While we may be able to put Edward Seymour II and the designers of Manchester City Centre’s over-reaching themselves down to optimistic if not somewhat grandiose assumptions in terms of what the future would bring, we have no such luxury. We need to be basing what happens next on a realistic look forward. The Totnes & District Local Economic Blueprint, due out in a couple of weeks does just that (more on that soon). It argues that the jobs and new businesses of the future will come from looking at what we already do in a different way rather than pouring more money into inappropriate and debt-generating infrastructure.
We urgently need to shift away from planning for a future that isn’t going to happen and which, if we actively work to try and bring it about, will inevitably push us into disastrous climate change. We can do better than that. And if the people who should be doing that won’t do it, then it falls to us to take the initiative in our communities, and to do that now.
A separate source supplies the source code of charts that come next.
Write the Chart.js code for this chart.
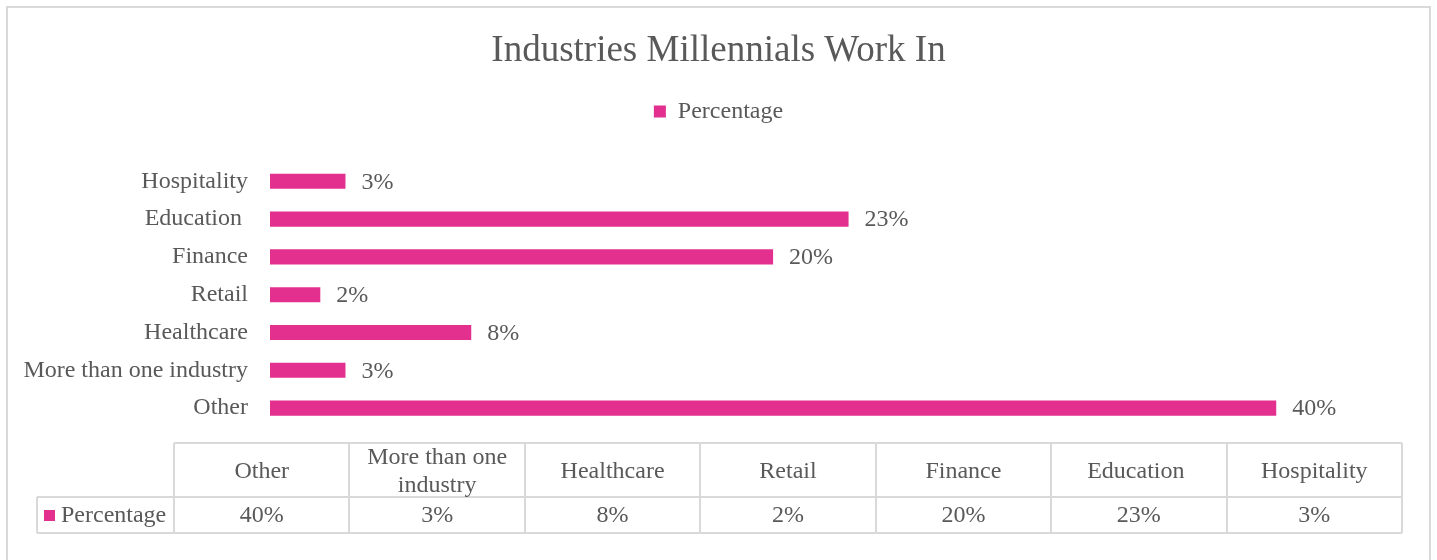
<!DOCTYPE html>
<html>
<head>
<meta charset="utf-8">
<title>Industries Millennials Work In</title>
<script src="https://cdn.jsdelivr.net/npm/chart.js@4/dist/chart.umd.min.js"></script>
<style>
  html, body { margin: 0; padding: 0; background: #fff; }
  #wrap { width: 1437px; height: 560px; position: relative; }
</style>
</head>
<body>
<div id="wrap"><canvas id="industryChart"></canvas></div>
<script>
// Categories in sheet order (first one is drawn at the bottom)
const categories = ['Other', 'More than one industry', 'Healthcare', 'Retail', 'Finance', 'Education ', 'Hospitality'];
// Header text for the data table under the chart
const tableHeaders = [['Other'], ['More than one', 'industry'], ['Healthcare'], ['Retail'], ['Finance'], ['Education '], ['Hospitality']];
const seriesName = 'Percentage';
const percentages = [40, 3, 8, 2, 20, 23, 3];

const PINK = '#E3308F';
const TEXT = '#595959';
const LINE = '#D9D9D9';
const FONT = "'Liberation Serif', 'Times New Roman', serif";

// Percent labels to the right of each bar
const barLabels = {
    id: 'barLabels',
    afterDatasetsDraw(chart) {
        const ctx = chart.ctx;
        const meta = chart.getDatasetMeta(0);
        ctx.save();
        ctx.font = '24px ' + FONT;
        ctx.fillStyle = TEXT;
        ctx.textAlign = 'left';
        ctx.textBaseline = 'middle';
        meta.data.forEach((bar, i) => {
            ctx.fillText(percentages[i] + '%', bar.x + 16, bar.y + 1);
        });
        ctx.restore();
    }
};

// Outer frame plus the data table below the plot
const dataTable = {
    id: 'dataTable',
    beforeDraw(chart) {
        const ctx = chart.ctx;
        ctx.save();
        ctx.strokeStyle = LINE;
        ctx.lineWidth = 2;
        ctx.strokeRect(7, 7, 1423, 580);
        ctx.restore();
    },
    afterDraw(chart) {
        const ctx = chart.ctx;
        const area = chart.chartArea;
        const left = 174, legendLeft = 37;
        const top = 443, mid = 497, bottom = 533;
        const colW = (area.right - left) / categories.length;

        ctx.save();
        ctx.strokeStyle = LINE;
        ctx.lineWidth = 2;
        ctx.beginPath();
        // horizontal rules
        ctx.moveTo(left, top); ctx.lineTo(area.right, top);
        ctx.moveTo(legendLeft, mid); ctx.lineTo(area.right, mid);
        ctx.moveTo(legendLeft, bottom); ctx.lineTo(area.right, bottom);
        // vertical rules
        ctx.moveTo(legendLeft, mid); ctx.lineTo(legendLeft, bottom);
        for (let i = 0; i <= categories.length; i++) {
            const x = Math.round(left + i * colW);
            ctx.moveTo(x, top); ctx.lineTo(x, bottom);
        }
        ctx.stroke();

        ctx.font = '24px ' + FONT;
        ctx.fillStyle = TEXT;
        ctx.textAlign = 'center';
        ctx.textBaseline = 'middle';
        tableHeaders.forEach((lines, i) => {
            const cx = left + (i + 0.5) * colW;
            const cy = (top + mid) / 2 + 2;
            const lh = 28;
            lines.forEach((line, j) => {
                ctx.fillText(line, cx, cy + (j - (lines.length - 1) / 2) * lh);
            });
            ctx.fillText(percentages[i] + '%', cx, (mid + bottom) / 2 + 1);
        });

        // series key in the first cell
        ctx.fillStyle = PINK;
        ctx.fillRect(44, 510, 11, 11);
        ctx.fillStyle = TEXT;
        ctx.textAlign = 'left';
        ctx.fillText(seriesName, 61, (mid + bottom) / 2 + 1);
        ctx.restore();
    }
};

new Chart(document.getElementById('industryChart'), {
    type: 'bar',
    data: {
        labels: categories,
        datasets: [{
            label: seriesName,
            data: percentages,
            backgroundColor: PINK,
            borderWidth: 0,
            categoryPercentage: 1,
            barPercentage: 0.4
        }]
    },
    options: {
        indexAxis: 'y',
        responsive: true,
        maintainAspectRatio: false,
        animation: false,
        layout: { padding: { left: 0, right: 0, top: 0, bottom: 133 } },
        plugins: {
            title: {
                display: true,
                text: 'Industries Millennials Work In',
                color: TEXT,
                font: { family: FONT, size: 37, weight: 'normal' },
                padding: { top: 29, bottom: 16 }
            },
            legend: {
                display: true,
                position: 'top',
                labels: {
                    color: TEXT,
                    font: { family: FONT, size: 24 },
                    boxWidth: 12,
                    boxHeight: 12,
                    padding: 10
                }
            },
            tooltip: { enabled: false }
        },
        scales: {
            // value axis is hidden; it only reserves the gap under the legend
            x: {
                position: 'top',
                min: 0,
                max: 45,
                grid: { display: false, drawTicks: false },
                border: { display: false },
                ticks: { display: false },
                afterFit(scale) { scale.height = 29; }
            },
            y: {
                reverse: true,
                grid: { display: false, drawTicks: false },
                border: { display: false },
                ticks: {
                    color: TEXT,
                    font: { family: FONT, size: 24 },
                    padding: 22
                },
                afterFit(scale) { scale.width = 270; }
            },
            // empty right-hand axis keeps the plot clear of the frame
            yRight: {
                axis: 'y',
                type: 'category',
                position: 'right',
                grid: { display: false, drawTicks: false },
                border: { display: false },
                ticks: { display: false },
                afterFit(scale) { scale.width = 35; }
            }
        }
    },
    plugins: [barLabels, dataTable]
});
</script>
</body>
</html>
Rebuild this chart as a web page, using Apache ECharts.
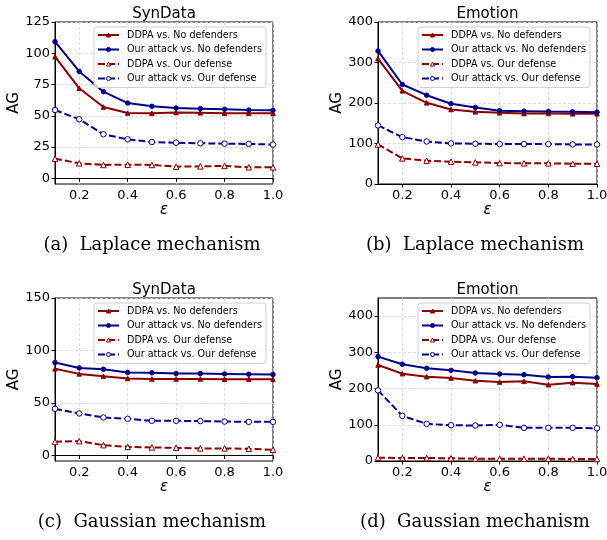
<!DOCTYPE html>
<html>
<head>
    <meta charset="utf-8">
    <script type="text/javascript" src="https://cdn.jsdelivr.net/npm/echarts@6/dist/echarts.min.js"></script>
    <style>
        html, body { margin: 0; padding: 0; background: #fff; }
    </style>
</head>
<body>
    <div id="main" style="width: 607px;height:540px;"></div>
    <script type="text/javascript">
    // epsilon values (x axis)
    let eps = [0.1, 0.2, 0.3, 0.4, 0.5, 0.6, 0.7, 0.8, 0.9, 1.0]
    let xTicks = [0.2, 0.4, 0.6, 0.8, 1.0]
    let names = ['DDPA vs. No defenders', 'Our attack vs. No defenders', 'DDPA vs. Our defense', 'Our attack vs. Our defense']

    // (a) SynData, Laplace
    let synLapDdpaNo = [97.3, 72, 57, 52.2, 52, 52.6, 52.4, 52, 52, 52]
    let synLapOursNo = [109.3, 85.5, 69.3, 60.2, 57.6, 56.2, 55.7, 55.2, 54.6, 54.4]
    let synLapDdpaDef = [15.7, 12, 10.7, 10.9, 10.7, 9.3, 9.6, 9.9, 8.8, 8.8]
    let synLapOursDef = [54.6, 47.2, 35.2, 31.2, 29, 28.5, 28, 27.7, 27.5, 27]
    // (b) Emotion, Laplace
    let emoLapDdpaNo = [309.7, 230, 200.4, 184, 178.2, 175.8, 174, 174, 173.3, 173.3]
    let emoLapOursNo = [328.5, 245.6, 219.3, 198, 189, 180.7, 179.9, 179, 178.2, 177.4]
    let emoLapDdpaDef = [97.7, 63.2, 57.5, 55, 53.4, 51.7, 51, 51, 50, 50]
    let emoLapOursDef = [144.6, 115.8, 105, 100.2, 99.4, 98.6, 98.6, 98.6, 97.7, 97.7]
    // (c) SynData, Gaussian
    let synGauDdpaNo = [82.5, 77.7, 75.5, 73.3, 72.9, 72.9, 72.9, 72.6, 72.6, 72.6]
    let synGauOursNo = [88.5, 83.4, 82.1, 79, 78.7, 78, 78, 77.7, 77.4, 77.1]
    let synGauDdpaDef = [13, 13.6, 9.8, 8.2, 7.6, 7.3, 6.7, 6.7, 6.3, 5.4]
    let synGauOursDef = [44.4, 40, 36.2, 34.9, 33, 33, 32.7, 32.3, 32, 32]
    // (d) Emotion, Gaussian
    let emoGauDdpaNo = [265, 241, 232.8, 229, 221.6, 218, 219.9, 210.6, 216.2, 212.5]
    let emoGauOursNo = [288.2, 267, 256, 250.3, 243, 240.2, 238.3, 231.9, 232.8, 230]
    let emoGauDdpaDef = [9.2, 8.3, 8.3, 7.4, 6.5, 6.5, 6.5, 6.5, 5.5, 5.5]
    let emoGauOursDef = [195, 124.7, 102.5, 98.8, 98, 99.8, 91.5, 91.5, 91.5, 90.5]

    let yTicksA = [0, 25, 50, 75, 100, 125]
    let yTicksB = [0, 100, 200, 300, 400]
    let yTicksC = [0, 50, 100, 150]
    let yTicksD = [0, 100, 200, 300, 400]

    let panels = [
        { title: 'SynData', caption: '(a)  Laplace mechanism', min: -4.55, max: 125, ticks: yTicksA,
          data: [synLapDdpaNo, synLapOursNo, synLapDdpaDef, synLapOursDef] },
        { title: 'Emotion', caption: '(b)  Laplace mechanism', min: 0, max: 400, ticks: yTicksB,
          data: [emoLapDdpaNo, emoLapOursNo, emoLapDdpaDef, emoLapOursDef] },
        { title: 'SynData', caption: '(c)  Gaussian mechanism', min: -5.3, max: 150, ticks: yTicksC,
          data: [synGauDdpaNo, synGauOursNo, synGauDdpaDef, synGauOursDef] },
        { title: 'Emotion', caption: '(d)  Gaussian mechanism', min: 0, max: 450, ticks: yTicksD,
          data: [emoGauDdpaNo, emoGauOursNo, emoGauDdpaDef, emoGauOursDef] }
    ]

    let grids = [
        { left: 55, top: 22, width: 218, height: 162 },
        { left: 378, top: 22, width: 219, height: 162 },
        { left: 55, top: 298, width: 218, height: 163 },
        { left: 378, top: 298, width: 219, height: 163 }
    ]
    let titleTop = [7, 7, 283, 283]
    let captionPos = [[152, 236], [475, 236], [152, 513], [475, 513]]

    let RED = '#8b0000'
    let BLUE = '#00008b'
    let styles = [
        { color: RED, fill: RED, symbol: 'triangle', dash: 'solid', size: 4.5 },
        { color: BLUE, fill: BLUE, symbol: 'circle', dash: 'solid', size: 4.5 },
        { color: RED, fill: '#fff', symbol: 'triangle', dash: [7, 3], size: 5.5 },
        { color: BLUE, fill: '#fff', symbol: 'circle', dash: [7, 3], size: 5.5 }
    ]
    let font = 'DejaVu Sans'
    let gridLine = { show: true, lineStyle: { color: '#d4d4d4', type: [3, 2], width: 0.8 } }

    var myChart = echarts.init(document.getElementById('main'))

    let option = {
        animation: false,
        backgroundColor: '#fff',
        title: [],
        legend: [],
        grid: [],
        xAxis: [],
        yAxis: [],
        series: []
    }

    // legend entries carry the marker fill so hollow markers stay hollow
    let legendData = names.map((n, k) => ({
        name: n,
        itemStyle: { color: styles[k].fill, borderColor: styles[k].color, borderWidth: 1 }
    }))

    panels.forEach((p, i) => {
        let g = grids[i]
        option.grid.push({
            left: g.left, top: g.top, width: g.width, height: g.height,
            show: true, borderColor: '#000', borderWidth: 1,
            containLabel: false, outerBoundsMode: 'none'
        })
        option.title.push({
            text: p.title, left: g.left + g.width / 2, top: titleTop[i], textAlign: 'center',
            padding: 0,
            textStyle: { fontFamily: font, fontSize: 15, fontWeight: 'normal', color: '#000' }
        })
        option.title.push({
            text: p.caption, left: captionPos[i][0], top: captionPos[i][1], textAlign: 'center',
            padding: 0,
            textStyle: { fontFamily: 'DejaVu Serif', fontSize: 18, fontWeight: 'normal', color: '#000' }
        })
        option.legend.push({
            data: legendData,
            orient: 'vertical',
            left: g.left + (i % 2 == 0 ? 39 : 40),
            top: g.top + 5,
            itemWidth: 21,
            itemHeight: 5,
            itemGap: 2.5,
            padding: [2, 4, 3, 3],
            backgroundColor: 'rgba(255,255,255,0.8)',
            borderColor: '#d0d0d0',
            borderWidth: 1,
            borderRadius: 3,
            textStyle: { fontFamily: font, fontSize: 9.6, color: '#000', lineHeight: 12, padding: [0, 0, 0, 3] }
        })
        option.xAxis.push({
            type: 'value', gridIndex: i, min: 0.1, max: 1.0,
            name: 'ε', nameLocation: 'middle', nameGap: 19,
            nameTextStyle: { fontFamily: font, fontSize: 15, fontStyle: 'italic', color: '#000' },
            axisLine: { show: true, lineStyle: { color: '#000', width: 1 } },
            axisTick: { show: true, length: 3.5, customValues: xTicks, lineStyle: { color: '#000' } },
            axisLabel: { customValues: xTicks, margin: 5, fontFamily: font, fontSize: 13, color: '#000',
                formatter: v => v.toFixed(1) },
            splitLine: gridLine
        })
        option.yAxis.push({
            type: 'value', gridIndex: i, min: p.min, max: p.max,
            name: 'AG', nameLocation: 'middle', nameGap: 31,
            nameTextStyle: { fontFamily: font, fontSize: 15, color: '#000' },
            axisLine: { show: true, lineStyle: { color: '#000', width: 1 } },
            axisTick: { show: true, length: 3.5, customValues: p.ticks, lineStyle: { color: '#000' } },
            axisLabel: { customValues: p.ticks, margin: 5, fontFamily: font, fontSize: 13, color: '#000' },
            splitLine: gridLine
        })
        p.data.forEach((arr, k) => {
            let s = styles[k]
            option.series.push({
                name: names[k],
                type: 'line',
                xAxisIndex: i,
                yAxisIndex: i,
                data: eps.map((x, j) => [x, arr[j]]),
                symbol: s.symbol,
                symbolSize: s.size,
                showAllSymbol: true,
                color: s.color,
                lineStyle: { color: s.color, width: 2, type: s.dash },
                itemStyle: { color: s.fill, borderColor: s.color, borderWidth: 1 },
                z: 2 + k
            })
        })
    })

    myChart.setOption(option)
    </script>
</body>
</html>
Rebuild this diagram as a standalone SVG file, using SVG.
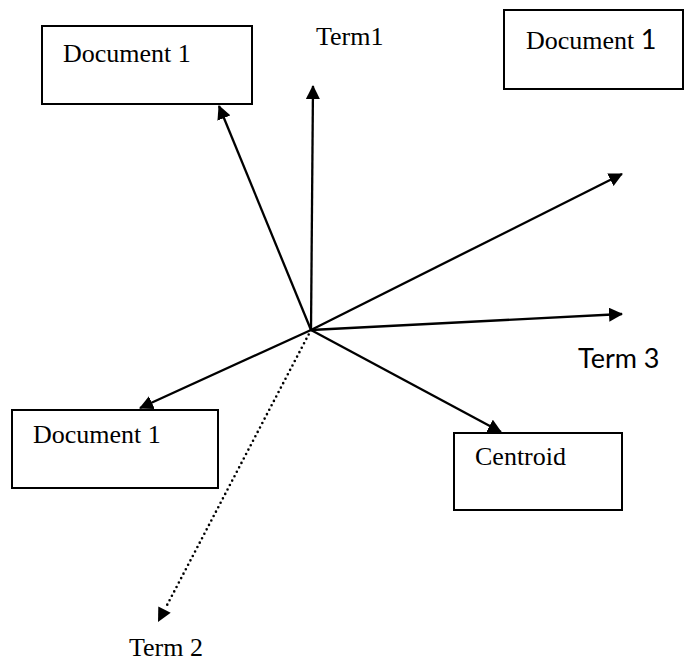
<svg xmlns="http://www.w3.org/2000/svg" width="685" height="661" viewBox="0 0 685 661">
<style>
.box{fill:#fff;stroke:#000;stroke-width:2}
.t{font-family:"Liberation Serif","Times New Roman",serif;font-size:26px;fill:#000}
.s{font-family:Lato,"Liberation Sans",sans-serif;font-size:27px;fill:#000}
.c{stroke:#000;stroke-width:2.3;fill:none}
.d{stroke:#000;stroke-width:2.6;fill:none;stroke-dasharray:0 5;stroke-linecap:round}
</style>
<defs>
<marker id="ah" markerUnits="userSpaceOnUse" markerWidth="14" markerHeight="14" refX="13" refY="7" orient="auto">
<path d="M0,0 L14,7 L0,14 z" fill="#000"/>
</marker>
</defs>
<rect width="685" height="661" fill="#fff"/>
<g id="doc-top-left">
<rect class="box" x="42" y="26" width="210" height="78"/>
<text class="t" x="63" y="62">Document 1</text>
</g>
<g id="doc-top-right">
<rect class="box" x="504" y="10" width="179" height="79"/>
<text class="t" x="526" y="49">Document <tspan class="s">1</tspan></text>
</g>
<g id="doc-bottom-left">
<rect class="box" x="12" y="410" width="206" height="78"/>
<text class="t" x="33" y="443">Document 1</text>
</g>
<g id="centroid">
<rect class="box" x="454" y="433" width="168" height="77"/>
<text class="t" x="475" y="465">Centroid</text>
</g>
<g id="labels">
<text class="t" x="316" y="45">Term1</text>
<text class="s" x="578" y="368">Term 3</text>
<text class="t" x="129" y="656">Term 2</text>
</g>
<g id="connectors">
<line class="c" x1="311" y1="330" x2="313" y2="86" marker-end="url(#ah)"/>
<line class="c" x1="311" y1="330" x2="219" y2="106" marker-end="url(#ah)"/>
<line class="c" x1="311" y1="330" x2="622" y2="174" marker-end="url(#ah)"/>
<line class="c" x1="311" y1="330" x2="622" y2="314" marker-end="url(#ah)"/>
<line class="c" x1="311" y1="330" x2="140" y2="408" marker-end="url(#ah)"/>
<line class="c" x1="311" y1="330" x2="501" y2="432" marker-end="url(#ah)"/>
<line class="d" x1="311" y1="330" x2="165" y2="609"/>
<path d="M158,622 L158.3,606.4 L170.7,612.8 z" fill="#000"/>
</g>
</svg>
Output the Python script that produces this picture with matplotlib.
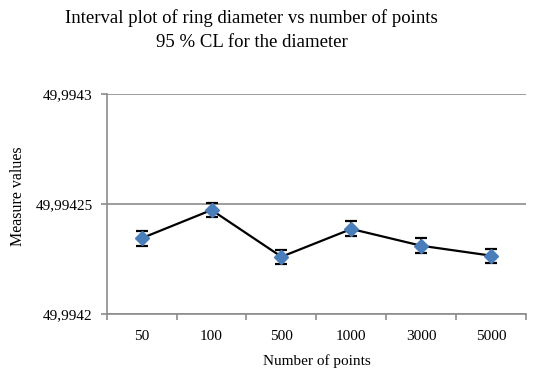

It looks increasingly likely that in the future, in the same way that Victorian Romantics wandered around Berry Pomeroy Castle looking for the ghosts of louche Jacobean lords and ladies, our grandchildren may yet wander around the dishevelled remains of the temples of steel and glass that we erected at the end of the Age of Cheap Energy built on an almost superstitious belief that if we built them, our sheer belief, tenacity and will would enable us to overcome physics.
They will be hoping to catch sight of the rumoured ghost which people have reported as dashing past them, head down, clutching a Louis Vitton shopping bag. And whether we have warm, dry homes, meaningful work, a stable climate and vibrant communities to return to after our ghost walks will depend, in large part, on what we choose to spend our time over the next 20 years doing and the assumptions we choose to base that on.
I am indebted to the excellent English Heritage guidebook to Berry Pomeroy Castle for parts of this post. And to whoever invented the word “louche”.